IFIC reports strong fund sales in January

By Steven Lamb | February 16, 2004 | Last updated on February 16, 2004
2 min read

(February 16, 2004) Mutual fund sales continued to strengthen in January, with net new sales of long-term funds hitting $1.8 billion, up from $1.3 billion in December, according to IFIC.

An additional $292.8 million in distributions was reinvested as well, taking the net sales total to $2.1 billion. Gross sales of all funds, including money market funds, hit $12 billion.

“All long-term asset classes experienced an increase in assets from the previous month and overall industry assets are at an all-time high of $452 billion,” said Tom Hockin, IFIC’s president and CEO. “Long-term fund assets in January were $398 billion, the highest ever for the industry.”

Asset values have consistently climbed with improved performance on the equity markets, rising 18.3% from January 2003’s total of $381.6 billion.

Income funds remained the most popular, however, as investors remain cautious of pure equity and balanced funds.

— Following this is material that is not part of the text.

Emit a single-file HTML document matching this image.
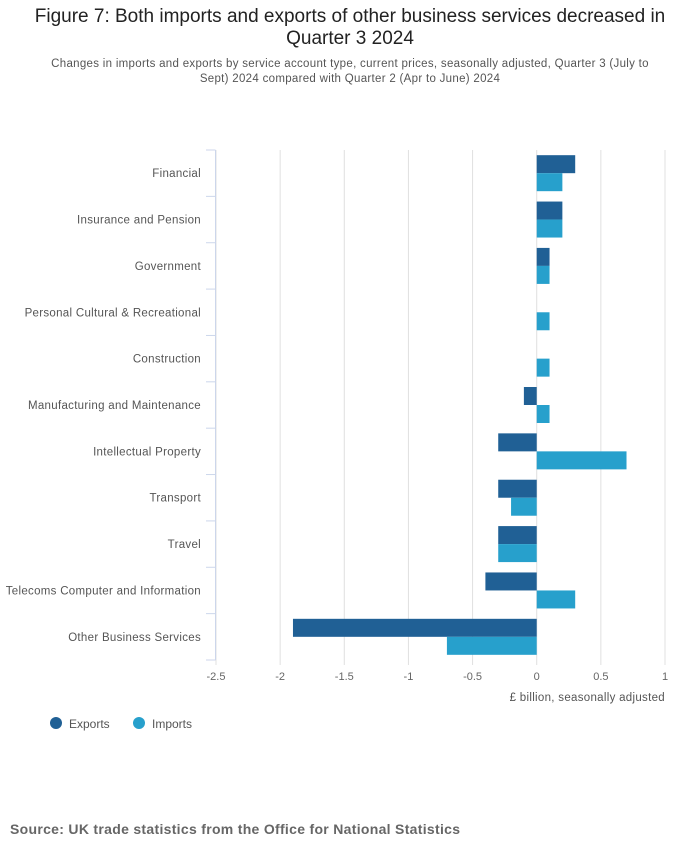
<!DOCTYPE html>
<html><head><meta charset="utf-8">
<style>
body{margin:0;background:#fff;font-family:"Liberation Sans",sans-serif;}
#wrap{position:relative;width:700px;height:857px;}
h1{position:absolute;left:0;width:700px;top:6px;margin:0;text-align:center;font-weight:normal;font-size:19px;color:#222;line-height:22px;}
.sub{position:absolute;left:40px;width:620px;top:57px;text-align:center;font-size:11.5px;color:#555;line-height:15px;letter-spacing:0.3px;}
.src{position:absolute;left:10px;top:821px;font-size:14px;font-weight:bold;color:#666;letter-spacing:0.3px;}
</style></head><body>
<div id="wrap">
<h1>Figure 7: Both imports and exports of other business services decreased in Quarter 3 2024</h1>
<div class="sub">Changes in imports and exports by service account type, current prices, seasonally adjusted, Quarter 3 (July to Sept) 2024 compared with Quarter 2 (Apr to June) 2024</div>
<svg id="chart" width="700" height="857" style="position:absolute;left:0;top:0"></svg>
<div class="src">Source: UK trade statistics from the Office for National Statistics</div>
</div>
<script>
const categories=["Financial","Insurance and Pension","Government","Personal Cultural & Recreational","Construction","Manufacturing and Maintenance","Intellectual Property","Transport","Travel","Telecoms Computer and Information","Other Business Services"];
const exportsVals=[0.3,0.2,0.1,0,0,-0.1,-0.3,-0.3,-0.3,-0.4,-1.9];
const importsVals=[0.2,0.2,0.1,0.1,0.1,0.1,0.7,-0.2,-0.3,0.3,-0.7];
const ticks=[-2.5,-2,-1.5,-1,-0.5,0,0.5,1];
const tickLabels=["-2.5","-2","-1.5","-1","-0.5","0","0.5","1"];
const NS="http://www.w3.org/2000/svg";
const svg=document.getElementById('chart');
const x0=216,x1=665,y0=150,y1=660,xmin=-2.5,xmax=1;
const xs=v=>x0+(v-xmin)/(xmax-xmin)*(x1-x0);
const band=(y1-y0)/categories.length;
const yb=i=>y0+i*band;
function mk(t,a){const e=document.createElementNS(NS,t);for(const k in a)e.setAttribute(k,a[k]);svg.appendChild(e);return e;}
ticks.forEach((t,i)=>{
  const g=mk('line',{x1:xs(t),x2:xs(t),y1:y0,y2:y1+5,stroke:'#e0e0e0','stroke-width':1});
  
  
  const l=mk('text',{x:xs(t),y:680,'text-anchor':'middle','font-size':11,fill:'#666'});
  l.textContent=tickLabels[i];
  
  
});
const ax=mk('line',{x1:215.5,x2:215.5,y1:y0,y2:y1,stroke:'#ccd6eb'});


for(let i=0;i<=categories.length;i++){
  const tk=mk('line',{x1:206,x2:215.5,y1:yb(i),y2:yb(i),stroke:'#ccd6eb'});
  
  
}
const bh=18;
categories.forEach((c,i)=>{
  const cy=yb(i)+band/2;
  const lb=mk('text',{x:201,y:cy+4,'text-anchor':'end','font-size':11.5,'letter-spacing':0.3,fill:'#555'});
  lb.textContent=c;
  
  
  const e=exportsVals[i],m=importsVals[i];
  const be=mk('rect',{x:Math.min(xs(0),xs(e)),y:cy-bh,width:Math.abs(xs(e)-xs(0)),height:bh,fill:'#206095'});
  
  
  const bi=mk('rect',{x:Math.min(xs(0),xs(m)),y:cy,width:Math.abs(xs(m)-xs(0)),height:bh,fill:'#27a0cc'});
  
  
});
const at=mk('text',{x:665,y:701,'text-anchor':'end','font-size':11.5,'letter-spacing':0.3,fill:'#555'});
at.textContent='£ billion, seasonally adjusted';


[["Exports","#206095",56],["Imports","#27a0cc",139]].forEach(([n,c,x])=>{
  const ci=mk('circle',{cx:x,cy:723,r:6,fill:c});
  
  
  const t=mk('text',{x:x+13,y:728,'font-size':12,fill:'#555'});
  t.textContent=n;
  
  
});
</script>
</body></html>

Net sales of bond and income funds topped the sales chart, with new net sales of over $860 million, while dividend and income funds racked up just over $699 million in new sales.

“January does show a marked improvement over the recent past,” says Dan Hallett, president of Dan Hallett & Associates Inc. “Stock funds finally crept up into positive net sales territory thanks to positive net sales in Canadian equity funds and falling redemptions in foreign stock funds.

“But this is only materializing after a very strong run in equity markets — a bad sign that past mistakes continue to persist,” he points out. “I’d say this appears to be another example of flows following performance.”

Money market funds continued to experience net redemptions, with investors cashing out to the tune of $81 million for the month, leaving total assets in these funds at $54 billion.

There was little change in the top 10 fund companies, ranked by assets, although CIBC edged out AIM Trimark for the number-three spot, and TD Asset Management took over the number-six spot from CI Mutual Funds, now in seventh place. RBC and Investors Group held on to the top two spots.